▶ To be done
Give the listing again character for character, but drop the images.

%%

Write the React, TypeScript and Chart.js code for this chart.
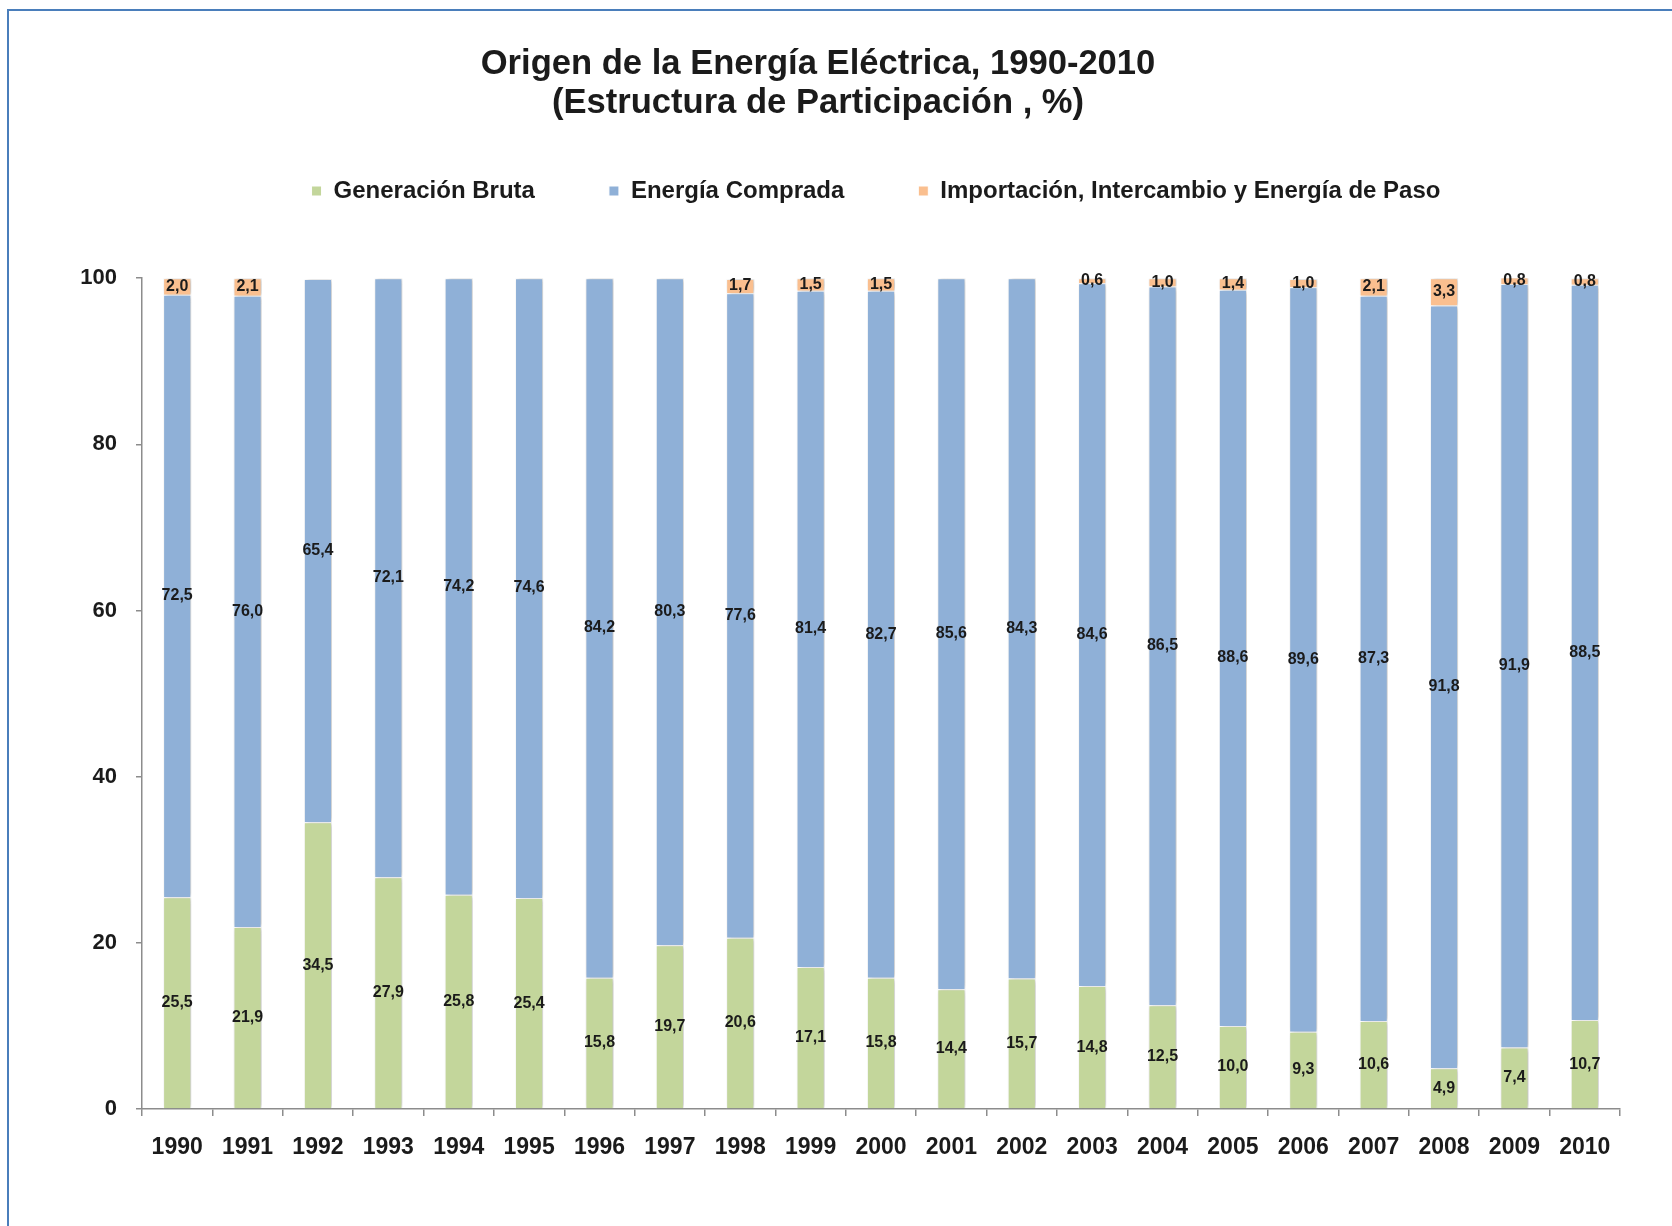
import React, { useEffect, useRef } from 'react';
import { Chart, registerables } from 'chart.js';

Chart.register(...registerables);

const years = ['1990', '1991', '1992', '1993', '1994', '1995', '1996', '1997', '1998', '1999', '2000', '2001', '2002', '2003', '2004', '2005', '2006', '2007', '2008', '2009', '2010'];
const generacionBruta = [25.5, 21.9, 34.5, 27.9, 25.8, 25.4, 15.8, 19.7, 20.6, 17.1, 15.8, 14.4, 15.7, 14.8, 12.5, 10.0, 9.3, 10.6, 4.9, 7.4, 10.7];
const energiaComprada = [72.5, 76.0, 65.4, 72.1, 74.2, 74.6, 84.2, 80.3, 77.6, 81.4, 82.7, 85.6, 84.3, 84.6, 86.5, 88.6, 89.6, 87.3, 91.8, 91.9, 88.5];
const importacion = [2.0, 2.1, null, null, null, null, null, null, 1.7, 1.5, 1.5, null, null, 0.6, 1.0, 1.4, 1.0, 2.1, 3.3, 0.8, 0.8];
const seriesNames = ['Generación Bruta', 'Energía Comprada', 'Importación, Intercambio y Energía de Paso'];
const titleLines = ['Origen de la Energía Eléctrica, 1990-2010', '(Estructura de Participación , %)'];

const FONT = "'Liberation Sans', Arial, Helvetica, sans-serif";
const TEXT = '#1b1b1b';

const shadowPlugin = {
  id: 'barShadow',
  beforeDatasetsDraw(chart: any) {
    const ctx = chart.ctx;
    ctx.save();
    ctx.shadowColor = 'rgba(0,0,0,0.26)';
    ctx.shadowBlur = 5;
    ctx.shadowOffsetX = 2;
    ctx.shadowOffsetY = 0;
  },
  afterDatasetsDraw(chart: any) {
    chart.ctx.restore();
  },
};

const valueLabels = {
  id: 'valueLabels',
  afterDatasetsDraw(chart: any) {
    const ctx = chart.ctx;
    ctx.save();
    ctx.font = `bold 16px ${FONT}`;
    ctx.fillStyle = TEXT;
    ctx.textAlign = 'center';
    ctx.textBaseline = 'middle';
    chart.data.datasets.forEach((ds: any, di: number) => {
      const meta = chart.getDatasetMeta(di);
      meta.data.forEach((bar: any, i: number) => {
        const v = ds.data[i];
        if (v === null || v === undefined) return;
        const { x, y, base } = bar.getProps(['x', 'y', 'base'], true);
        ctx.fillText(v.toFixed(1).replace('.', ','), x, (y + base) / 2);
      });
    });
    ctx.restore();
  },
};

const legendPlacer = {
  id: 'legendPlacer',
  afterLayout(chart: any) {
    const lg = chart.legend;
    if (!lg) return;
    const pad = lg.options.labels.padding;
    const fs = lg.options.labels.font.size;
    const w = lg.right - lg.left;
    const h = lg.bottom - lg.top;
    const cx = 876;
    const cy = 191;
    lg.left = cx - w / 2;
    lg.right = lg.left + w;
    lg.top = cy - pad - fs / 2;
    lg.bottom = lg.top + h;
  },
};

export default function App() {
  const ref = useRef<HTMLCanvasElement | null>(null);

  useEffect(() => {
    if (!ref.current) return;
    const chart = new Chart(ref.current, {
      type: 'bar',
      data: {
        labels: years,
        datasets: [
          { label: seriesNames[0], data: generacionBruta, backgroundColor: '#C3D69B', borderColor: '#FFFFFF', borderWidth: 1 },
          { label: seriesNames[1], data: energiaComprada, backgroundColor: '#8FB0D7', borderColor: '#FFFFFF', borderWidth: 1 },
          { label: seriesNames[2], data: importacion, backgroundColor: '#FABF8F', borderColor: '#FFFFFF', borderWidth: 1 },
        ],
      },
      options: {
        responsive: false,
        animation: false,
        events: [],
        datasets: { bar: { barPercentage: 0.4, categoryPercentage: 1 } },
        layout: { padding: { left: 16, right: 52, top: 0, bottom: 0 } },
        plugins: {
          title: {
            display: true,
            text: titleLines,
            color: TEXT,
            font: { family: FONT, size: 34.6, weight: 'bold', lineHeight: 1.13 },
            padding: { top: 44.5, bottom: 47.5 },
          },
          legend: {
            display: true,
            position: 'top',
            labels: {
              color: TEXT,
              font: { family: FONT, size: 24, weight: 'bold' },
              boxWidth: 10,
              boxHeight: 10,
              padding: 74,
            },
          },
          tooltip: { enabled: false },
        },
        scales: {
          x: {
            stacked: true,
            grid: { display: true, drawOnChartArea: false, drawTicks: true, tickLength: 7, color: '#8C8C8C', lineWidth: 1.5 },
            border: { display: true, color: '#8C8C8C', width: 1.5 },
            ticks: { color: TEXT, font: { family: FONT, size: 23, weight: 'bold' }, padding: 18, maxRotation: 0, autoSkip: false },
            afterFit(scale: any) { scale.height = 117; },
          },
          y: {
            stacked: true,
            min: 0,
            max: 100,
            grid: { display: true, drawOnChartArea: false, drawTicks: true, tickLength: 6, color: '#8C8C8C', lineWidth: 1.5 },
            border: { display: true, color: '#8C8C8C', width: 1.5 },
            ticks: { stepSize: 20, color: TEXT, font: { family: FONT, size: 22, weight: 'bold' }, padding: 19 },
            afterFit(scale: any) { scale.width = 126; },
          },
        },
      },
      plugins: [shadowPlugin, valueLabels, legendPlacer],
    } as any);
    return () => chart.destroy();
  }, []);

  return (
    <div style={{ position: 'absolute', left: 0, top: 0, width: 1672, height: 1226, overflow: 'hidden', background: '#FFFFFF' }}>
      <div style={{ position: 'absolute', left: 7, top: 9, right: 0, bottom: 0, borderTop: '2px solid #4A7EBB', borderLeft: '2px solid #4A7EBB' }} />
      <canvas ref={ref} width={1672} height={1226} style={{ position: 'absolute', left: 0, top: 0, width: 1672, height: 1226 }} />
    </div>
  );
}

%%

▶ Response to the exercise
Write the React, TypeScript and Chart.js code for this chart.
import React, { useEffect, useRef } from 'react';
import { Chart, registerables } from 'chart.js';

Chart.register(...registerables);

const years = ['1990', '1991', '1992', '1993', '1994', '1995', '1996', '1997', '1998', '1999', '2000', '2001', '2002', '2003', '2004', '2005', '2006', '2007', '2008', '2009', '2010'];
const generacionBruta = [25.5, 21.9, 34.5, 27.9, 25.8, 25.4, 15.8, 19.7, 20.6, 17.1, 15.8, 14.4, 15.7, 14.8, 12.5, 10.0, 9.3, 10.6, 4.9, 7.4, 10.7];
const energiaComprada = [72.5, 76.0, 65.4, 72.1, 74.2, 74.6, 84.2, 80.3, 77.6, 81.4, 82.7, 85.6, 84.3, 84.6, 86.5, 88.6, 89.6, 87.3, 91.8, 91.9, 88.5];
const importacion = [2.0, 2.1, null, null, null, null, null, null, 1.7, 1.5, 1.5, null, null, 0.6, 1.0, 1.4, 1.0, 2.1, 3.3, 0.8, 0.8];
const seriesNames = ['Generación Bruta', 'Energía Comprada', 'Importación, Intercambio y Energía de Paso'];
const titleLines = ['Origen de la Energía Eléctrica, 1990-2010', '(Estructura de Participación , %)'];

const FONT = "'Liberation Sans', Arial, Helvetica, sans-serif";
const TEXT = '#1b1b1b';

const shadowPlugin = {
  id: 'barShadow',
  beforeDatasetsDraw(chart: any) {
    const ctx = chart.ctx;
    ctx.save();
    ctx.shadowColor = 'rgba(0,0,0,0.26)';
    ctx.shadowBlur = 5;
    ctx.shadowOffsetX = 2;
    ctx.shadowOffsetY = 0;
  },
  afterDatasetsDraw(chart: any) {
    chart.ctx.restore();
  },
};

const valueLabels = {
  id: 'valueLabels',
  afterDatasetsDraw(chart: any) {
    const ctx = chart.ctx;
    ctx.save();
    ctx.font = `bold 16px ${FONT}`;
    ctx.fillStyle = TEXT;
    ctx.textAlign = 'center';
    ctx.textBaseline = 'middle';
    chart.data.datasets.forEach((ds: any, di: number) => {
      const meta = chart.getDatasetMeta(di);
      meta.data.forEach((bar: any, i: number) => {
        const v = ds.data[i];
        if (v === null || v === undefined) return;
        const { x, y, base } = bar.getProps(['x', 'y', 'base'], true);
        ctx.fillText(v.toFixed(1).replace('.', ','), x, (y + base) / 2);
      });
    });
    ctx.restore();
  },
};

const legendPlacer = {
  id: 'legendPlacer',
  afterLayout(chart: any) {
    const lg = chart.legend;
    if (!lg) return;
    const pad = lg.options.labels.padding;
    const fs = lg.options.labels.font.size;
    const w = lg.right - lg.left;
    const h = lg.bottom - lg.top;
    const cx = 876;
    const cy = 191;
    lg.left = cx - w / 2;
    lg.right = lg.left + w;
    lg.top = cy - pad - fs / 2;
    lg.bottom = lg.top + h;
  },
};

export default function App() {
  const ref = useRef<HTMLCanvasElement | null>(null);

  useEffect(() => {
    if (!ref.current) return;
    const chart = new Chart(ref.current, {
      type: 'bar',
      data: {
        labels: years,
        datasets: [
          { label: seriesNames[0], data: generacionBruta, backgroundColor: '#C3D69B', borderColor: '#FFFFFF', borderWidth: 1 },
          { label: seriesNames[1], data: energiaComprada, backgroundColor: '#8FB0D7', borderColor: '#FFFFFF', borderWidth: 1 },
          { label: seriesNames[2], data: importacion, backgroundColor: '#FABF8F', borderColor: '#FFFFFF', borderWidth: 1 },
        ],
      },
      options: {
        responsive: false,
        animation: false,
        events: [],
        datasets: { bar: { barPercentage: 0.4, categoryPercentage: 1 } },
        layout: { padding: { left: 16, right: 52, top: 0, bottom: 0 } },
        plugins: {
          title: {
            display: true,
            text: titleLines,
            color: TEXT,
            font: { family: FONT, size: 34.6, weight: 'bold', lineHeight: 1.13 },
            padding: { top: 44.5, bottom: 47.5 },
          },
          legend: {
            display: true,
            position: 'top',
            labels: {
              color: TEXT,
              font: { family: FONT, size: 24, weight: 'bold' },
              boxWidth: 10,
              boxHeight: 10,
              padding: 74,
            },
          },
          tooltip: { enabled: false },
        },
        scales: {
          x: {
            stacked: true,
            grid: { display: true, drawOnChartArea: false, drawTicks: true, tickLength: 7, color: '#8C8C8C', lineWidth: 1.5 },
            border: { display: true, color: '#8C8C8C', width: 1.5 },
            ticks: { color: TEXT, font: { family: FONT, size: 23, weight: 'bold' }, padding: 18, maxRotation: 0, autoSkip: false },
            afterFit(scale: any) { scale.height = 117; },
          },
          y: {
            stacked: true,
            min: 0,
            max: 100,
            grid: { display: true, drawOnChartArea: false, drawTicks: true, tickLength: 6, color: '#8C8C8C', lineWidth: 1.5 },
            border: { display: true, color: '#8C8C8C', width: 1.5 },
            ticks: { stepSize: 20, color: TEXT, font: { family: FONT, size: 22, weight: 'bold' }, padding: 19 },
            afterFit(scale: any) { scale.width = 126; },
          },
        },
      },
      plugins: [shadowPlugin, valueLabels, legendPlacer],
    } as any);
    return () => chart.destroy();
  }, []);

  return (
    <div style={{ position: 'absolute', left: 0, top: 0, width: 1672, height: 1226, overflow: 'hidden', background: '#FFFFFF' }}>
      <div style={{ position: 'absolute', left: 7, top: 9, right: 0, bottom: 0, borderTop: '2px solid #4A7EBB', borderLeft: '2px solid #4A7EBB' }} />
      <canvas ref={ref} width={1672} height={1226} style={{ position: 'absolute', left: 0, top: 0, width: 1672, height: 1226 }} />
    </div>
  );
}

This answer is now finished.